Adam McLane is a partner at The Youth Cartel, co-author of A Parent's Guide to Understanding Social Media, blogger of 10+ years, and a fan of all things San Diego State University Aztecs.

13 replies on “Rejecting the priesthood of the staff”

Really good stuff, I have had to fight through this a lot and through my thoughts of having to have things done MY way because I “get” it and you don’t. A lot of humility goes into this concept, but what fruit can come from this as well…Thanks Adam, this is really good stuff that more of us need to hear and put into practice!

The timing of this post was incredible… I was talking about this with a volunteer about five minutes before I opened Google Reader and saw this post – she totally “gets” the concept but had never heard the term “priesthood of all believers.” I wasn’t sure if this was a Lutheran term or not (I work at a Lutheran church), and it’s use here didn’t clarify that for me at all, since it’s on a not-Lutheran blog but quotes Luther! 🙂

I think you are right when you say most staff people don’t know HOW to turn over the reins.
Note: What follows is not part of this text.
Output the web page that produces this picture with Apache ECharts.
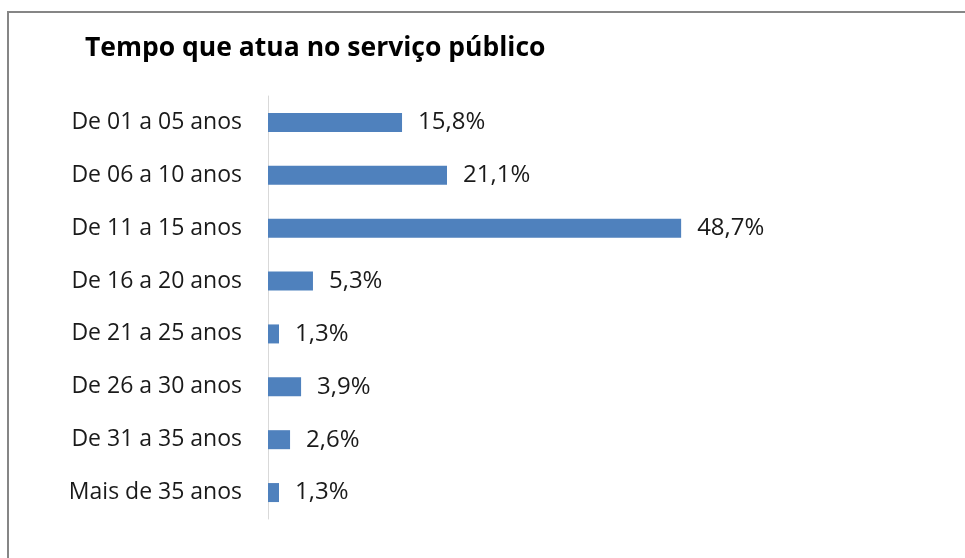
<!DOCTYPE html>
<html><head><meta charset="utf-8">
<script src="https://cdn.jsdelivr.net/npm/echarts@6/dist/echarts.min.js"></script>
<style>html,body{margin:0;padding:0;background:#fff}#c{width:965px;height:558px}</style>
</head><body><div id="c"></div>
<script>
const categories = ["De 01 a 05 anos","De 06 a 10 anos","De 11 a 15 anos","De 16 a 20 anos","De 21 a 25 anos","De 26 a 30 anos","De 31 a 35 anos","Mais de 35 anos"];
const values = [15.8, 21.1, 48.7, 5.3, 1.3, 3.9, 2.6, 1.3];
const titleText = "Tempo que atua no serviço público";

const chart = echarts.init(document.getElementById('c'), null, {renderer:'canvas'});
chart.setOption({
  animation:false,
  backgroundColor:'#fff',
  graphic:[{type:'rect', shape:{x:8,y:12,width:1000,height:600}, style:{fill:'none', stroke:'#868686', lineWidth:2}, silent:true}],
  title:{text:titleText, left:80, top:30, textStyle:{fontFamily:'Open Sans', fontSize:26.5, fontWeight:'bold', color:'#000'}},
  grid:{left:268, top:96, width:509, height:423, containLabel:false},
  xAxis:{type:'value', min:0, max:60, show:false},
  yAxis:{type:'category', data:categories, inverse:true,
    axisLine:{show:true, lineStyle:{color:'#d9d9d9', width:1}},
    axisTick:{show:false},
    axisLabel:{fontFamily:'Open Sans', fontSize:23, color:'#1a1a1a', margin:26}},
  series:[{type:'bar', data:values, barWidth:19,
    itemStyle:{color:'#4f81bd'},
    label:{show:true, position:'right', distance:16, fontFamily:'Open Sans', fontSize:24, color:'#1a1a1a',
      formatter:p=>p.value.toFixed(1).replace('.',',')+'%'}}]
});
</script></body></html>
I am totally willing and believe it’s the right thing to do… but I can’t figure out how to go about actually doing it. I think the answer in the past has been, “raise up great volunteer leaders to run your church programs” but that’s falling short, I think. I don’t think “priests” need an event happening and a written volunteer job description in their back pocket to be ministers… so how do we raise up people (or, how do we step out of the way so GOD can raise them up?) who will reach their neighbors (and their coworkers, and friends, and classmates, too) with the hope of Jesus Christ, even if the church isn’t sponsoring an event or a campaign focused on that?

When someone figures that out, let me know. 🙂

Really good stuff, I have had to fight through this a lot and through my thoughts of having to have things done MY way because I “get” it and you don’t. A lot of humility goes into this concept, but what fruit can come from this as well…Thanks Adam, this is really good stuff that more of us need to hear and put into practice!

Great Stuff, Adam.

Thanks! I’ve been turning more and more of the Student MInistry I shepherd over to my leaders now maybe its time to get more intentional about letting the students do some of the work too!

We have so raised the level of what it takes to “have church,” that it often requires a team of professionals to pull it off. We are in a vicious cycle of feeding this machine. I believe it will take 2 movements to break that cycle: 1) “professionals” clergy who take the risk of leaving secure jobs to do something either bi-vocational or totally on their own; 2) “laity” becoming church planters in their world – basically what you’ve described as loving your neighbors.

Good perspective. The NT Church flowchart shows that pastors equip THE SAINTS to do the work of the ministry.

Instead of obeying this model, and shouldering the yoke of Jesus Christ, cultural christians decided to hire a bunch of guys and pay them money so they can shirk their obligation and go do other things. The shirking of personal responsibility is one of the oldest, most subtle, and deadly of iniquities – the grandfather of a multitude of sins. See Genesis.